Pada hari-H, Pram pun berangkat ke Lanud Halim Perdanakusuma. “Paspor dibagi-bagi, (saya) nunggu di Halim,” sambungnya.
Dalam perjalanannya, perintah tugas Pram berubah-ubah. Dia tak jadi ditugaskan ke Udorn, melainkan diperintahkan menunggu di Tanjung Pandan, dan akhirnya menunggu di Halim. “Jadi rasanya plong nggak jadi ngambil sendiri di sana (Udorn).”
Namun, Pram sempat berangkat ke Tanjung Pandan. Di sana, kejadian tak mengenakkan sempat dialaminya. “Di Tanjung Pandan (sewaktu) mau take off ke sana (Udorn), (ketika) di-start, (helikopter itu, red.) ngebul. Kaya mau kebakaran gitu. Aku udah ketar-ketir. Nyebrang laut kalau begini gimana,” kata Pram.

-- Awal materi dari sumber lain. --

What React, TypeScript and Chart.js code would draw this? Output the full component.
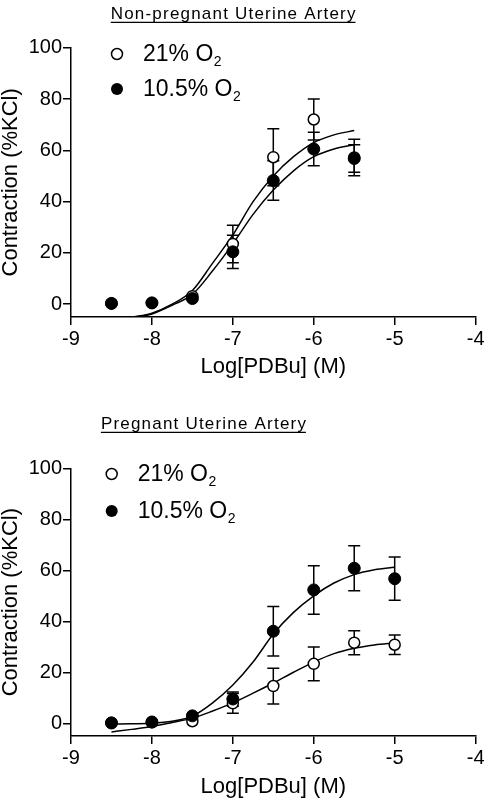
import React, { useEffect, useRef } from "react";
import { Chart, registerables } from "chart.js";

Chart.register(...registerables);

const FONT = "'Liberation Sans', Arial, Helvetica, sans-serif";

// ---- shared axis content ----
const xTicks = [-9, -8, -7, -6, -5, -4];
const yTicks = [0, 20, 40, 60, 80, 100];
const xLabel = "Log[PDBu] (M)";
const yLabel = "Contraction (%KCl)";
const seriesNames = ["21% O", "10.5% O"];
const seriesSub = "2";

// ---- Panel A: non-pregnant ----
const npTitle = "Non-pregnant Uterine Artery";
const npDoses = [-8.5, -8, -7.5, -7, -6.5, -6, -5.5];
const np21 = [0.3, 0.5, 3.1, 23.5, 57.3, 72, 57.2];
const np21Err = [0, 0, 0, 7.3, 11.1, 8, 7.1];
const np105 = [0.3, 0.5, 2.2, 20.4, 48.2, 60.5, 56.8];
const np105Err = [0, 0, 0, 6.5, 7.7, 6.5, 5.4];
const npFitX = [-8.25, -8, -7.75, -7.5, -7.25, -7, -6.75, -6.5, -6.25, -6, -5.75, -5.5];
const npFit21 = [-5.1, -3.5, 0, 5.3, 16, 27, 40, 50, 57.5, 63, 66, 67.7];
const npFit105 = [-5.3, -3.8, -0.4, 3.8, 13, 23.5, 35, 44.5, 52, 57.5, 60.5, 62.2];

// ---- Panel B: pregnant ----
const pTitle = "Pregnant Uterine Artery";
const pDoses = [-8.5, -8, -7.5, -7, -6.5, -6, -5.5, -5];
const p21 = [0.2, 0.4, 0.8, 7.8, 14.6, 23.3, 31.6, 30.8];
const p21Err = [0, 0, 0, 3.9, 7, 6.6, 4.7, 3.8];
const p105 = [0.1, 0.5, 2.9, 9.5, 36.1, 52.3, 60.8, 56.7];
const p105Err = [0, 0, 0, 2.8, 9.7, 9.5, 8.8, 8.5];
const pFitX = [-8.5, -8.25, -8, -7.75, -7.5, -7.25, -7, -6.75, -6.5, -6.25, -6, -5.75, -5.5, -5.25, -5];
const pFit21 = [-3.4, -2.4, -1.3, 0.3, 2, 4.8, 8, 11.8, 15.8, 20, 24, 27.3, 29.4, 30.7, 31.5];
const pFit105 = [-0.3, -0.2, 0, 0.8, 2.8, 8, 15, 24, 35, 43.5, 50, 55, 58.3, 60.2, 61.2];

const W = 487;
const AREA_L = 71;
const AREA_R = 476;

type PanelProps = {
  top: number;
  height: number;
  title: string;
  titleCx: number;
  titleBase: number;
  areaTop: number;
  areaBottom: number;
  xTitleY: number;
  legendMarkerX: number;
  legendTextX: number;
  legendRows: number[];
  doses: number[];
  s21: number[];
  e21: number[];
  s105: number[];
  e105: number[];
  fitX: number[];
  fit21: number[];
  fit105: number[];
};

function Panel(p: PanelProps) {
  const ref = useRef<HTMLCanvasElement | null>(null);

  useEffect(() => {
    const canvas = ref.current;
    if (!canvas) return;

    const panelPlugin = {
      id: "panelExtras",
      beforeDatasetsDraw(chart: any) {
        const ctx = chart.ctx;
        const xs = chart.scales.x;
        const ys = chart.scales.y;
        ctx.save();
        ctx.strokeStyle = "#000";
        ctx.lineWidth = 1.5;
        const cap = 6;
        const drawBars = (vals: number[], errs: number[]) => {
          p.doses.forEach((d, i) => {
            const e = errs[i];
            if (!e) return;
            const x = xs.getPixelForValue(d);
            const y1 = ys.getPixelForValue(vals[i] + e);
            const y2 = ys.getPixelForValue(vals[i] - e);
            ctx.beginPath();
            ctx.moveTo(x, y1);
            ctx.lineTo(x, y2);
            ctx.moveTo(x - cap, y1);
            ctx.lineTo(x + cap, y1);
            ctx.moveTo(x - cap, y2);
            ctx.lineTo(x + cap, y2);
            ctx.stroke();
          });
        };
        drawBars(p.s21, p.e21);
        drawBars(p.s105, p.e105);
        ctx.restore();
      },
      afterDraw(chart: any) {
        const ctx = chart.ctx;
        ctx.save();
        // title, underlined
        ctx.fillStyle = "#000";
        ctx.strokeStyle = "#000";
        ctx.font = `17px ${FONT}`;
        try {
          (ctx as any).letterSpacing = "1.2px";
        } catch (e) {}
        ctx.textAlign = "left";
        ctx.textBaseline = "alphabetic";
        const tw = ctx.measureText(p.title).width;
        const tx = p.titleCx - tw / 2;
        ctx.fillText(p.title, tx, p.titleBase);
        ctx.lineWidth = 1.3;
        ctx.beginPath();
        ctx.moveTo(tx, p.titleBase + 3);
        ctx.lineTo(tx + tw - 1.2, p.titleBase + 3);
        ctx.stroke();
        try {
          (ctx as any).letterSpacing = "0px";
        } catch (e) {}

        // legend
        const rows = p.legendRows;
        // open marker (21%)
        ctx.lineWidth = 1.5;
        ctx.beginPath();
        ctx.arc(p.legendMarkerX, rows[0], 5.5, 0, Math.PI * 2);
        ctx.fillStyle = "#fff";
        ctx.fill();
        ctx.stroke();
        // filled marker (10.5%)
        ctx.beginPath();
        ctx.arc(p.legendMarkerX, rows[1], 6, 0, Math.PI * 2);
        ctx.fillStyle = "#000";
        ctx.fill();

        ctx.fillStyle = "#000";
        seriesNames.forEach((name, i) => {
          const base = rows[i] + 6.5;
          ctx.font = `23px ${FONT}`;
          ctx.fillText(name, p.legendTextX, base);
          const w = ctx.measureText(name).width;
          ctx.font = `14px ${FONT}`;
          ctx.fillText(seriesSub, p.legendTextX + w + 0.5, base + 5.5);
        });
        ctx.restore();
      },
    };

    const chart = new Chart(canvas, {
      type: "scatter",
      data: {
        datasets: [
          {
            label: seriesNames[1] + seriesSub,
            data: p.doses.map((x, i) => ({ x, y: p.s105[i] })),
            pointRadius: 6,
            pointBackgroundColor: "#000",
            pointBorderColor: "#000",
            pointBorderWidth: 1,
            showLine: false,
            order: 0,
          },
          {
            label: seriesNames[0] + seriesSub,
            data: p.doses.map((x, i) => ({ x, y: p.s21[i] })),
            pointRadius: 5.5,
            pointBackgroundColor: "#fff",
            pointBorderColor: "#000",
            pointBorderWidth: 1.5,
            showLine: false,
            order: 1,
          },
          {
            label: "fit 21",
            data: p.fitX.map((x, i) => ({ x, y: p.fit21[i] })),
            showLine: true,
            pointRadius: 0,
            borderColor: "#000",
            borderWidth: 1.5,
            cubicInterpolationMode: "monotone",
            order: 2,
          },
          {
            label: "fit 10.5",
            data: p.fitX.map((x, i) => ({ x, y: p.fit105[i] })),
            showLine: true,
            pointRadius: 0,
            borderColor: "#000",
            borderWidth: 1.5,
            cubicInterpolationMode: "monotone",
            order: 3,
          },
        ],
      },
      options: {
        responsive: false,
        animation: false,
        devicePixelRatio: 1,
        events: [],
        layout: {
          padding: { left: 0, right: W - AREA_R, top: p.areaTop, bottom: 0 },
        },
        plugins: {
          legend: { display: false },
          tooltip: { enabled: false },
          title: { display: false },
        },
        scales: {
          x: {
            type: "linear",
            min: -9,
            max: -4,
            afterBuildTicks: (s: any) => {
              s.ticks = xTicks.map((v) => ({ value: v }));
            },
            afterFit: (s: any) => {
              s.height = p.height - p.areaBottom;
            },
            grid: {
              drawOnChartArea: false,
              drawTicks: true,
              tickLength: 8,
              color: "#000",
              lineWidth: 1.5,
            },
            border: { display: true, color: "#000", width: 1.5 },
            ticks: {
              color: "#000",
              font: { family: FONT, size: 20 },
              padding: 2.5,
              maxRotation: 0,
              autoSkip: false,
            },
            title: {
              display: true,
              text: xLabel,
              color: "#000",
              font: { family: FONT, size: 22, lineHeight: 1.2 },
              padding: { top: 0, bottom: p.height - p.xTitleY - 13.2 },
            },
          },
          y: {
            type: "linear",
            min: -5,
            max: 100,
            afterBuildTicks: (s: any) => {
              s.ticks = yTicks.map((v) => ({ value: v }));
            },
            afterFit: (s: any) => {
              s.width = AREA_L;
            },
            grid: {
              drawOnChartArea: false,
              drawTicks: true,
              tickLength: 8,
              color: "#000",
              lineWidth: 1.5,
            },
            border: { display: true, color: "#000", width: 1.5 },
            ticks: {
              color: "#000",
              font: { family: FONT, size: 20 },
              padding: 1,
            },
            title: {
              display: true,
              text: yLabel,
              color: "#000",
              font: { family: FONT, size: 22, lineHeight: 1 },
              padding: { top: 0, bottom: 0 },
            },
          },
        },
      } as any,
      plugins: [panelPlugin],
    });

    return () => {
      chart.destroy();
    };
  }, []);

  return (
    <canvas
      ref={ref}
      width={W}
      height={p.height}
      style={{ position: "absolute", left: 0, top: p.top, display: "block" }}
    />
  );
}

export default function App() {
  return (
    <div
      style={{
        position: "fixed",
        left: 0,
        top: 0,
        width: W,
        height: 799,
        overflow: "hidden",
        background: "#fff",
      }}
    >
      <Panel
        top={0}
        height={400}
        title={npTitle}
        titleCx={233.7}
        titleBase={19.3}
        areaTop={47.7}
        areaBottom={317}
        xTitleY={366.5}
        legendMarkerX={117}
        legendTextX={143}
        legendRows={[54, 89]}
        doses={npDoses}
        s21={np21}
        e21={np21Err}
        s105={np105}
        e105={np105Err}
        fitX={npFitX}
        fit21={npFit21}
        fit105={npFit105}
      />
      <Panel
        top={400}
        height={400}
        title={pTitle}
        titleCx={204}
        titleBase={29.3}
        areaTop={68.3}
        areaBottom={336}
        xTitleY={386.5}
        legendMarkerX={111.7}
        legendTextX={137.7}
        legendRows={[74, 111]}
        doses={pDoses}
        s21={p21}
        e21={p21Err}
        s105={p105}
        e105={p105Err}
        fitX={pFitX}
        fit21={pFit21}
        fit105={pFit105}
      />
    </div>
  );
}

Baca juga: Naik Heli Cukup Bayar Pakai Kambing
Di Halim, Pram akhirnya menerima kedatangan heli-heli AS yang dipiloti langsung oleh pilot-pilot AS. Tugas Pram hanyalah membawa heli-heli itu ke Lanud Atang.
Namun karena heli-heli dari AS yang akan menggantikan heli-heli trengginas buatan Soviet itu semuanya barang bekas, Pram pun mengecek dengan teliti heli-heli itu. “Dibuka tutup mesinnya, mesinnya itu diikat-ikat sama kawat jemuran. Sudah goyang semua. Diikat-iket sama kawat begitu supaya nggak goyang-goyang. Bayangin kalau saya membawa dari Udorn ke sini sekian belas pesawat, gimana itu rasanya? Jadi sudah keadaan bobrok,” sambungnya sambil tertawa.
“Wong bekas dipakai di Vietnam. Masih ada bekas luka-luka bolong kena tembak.”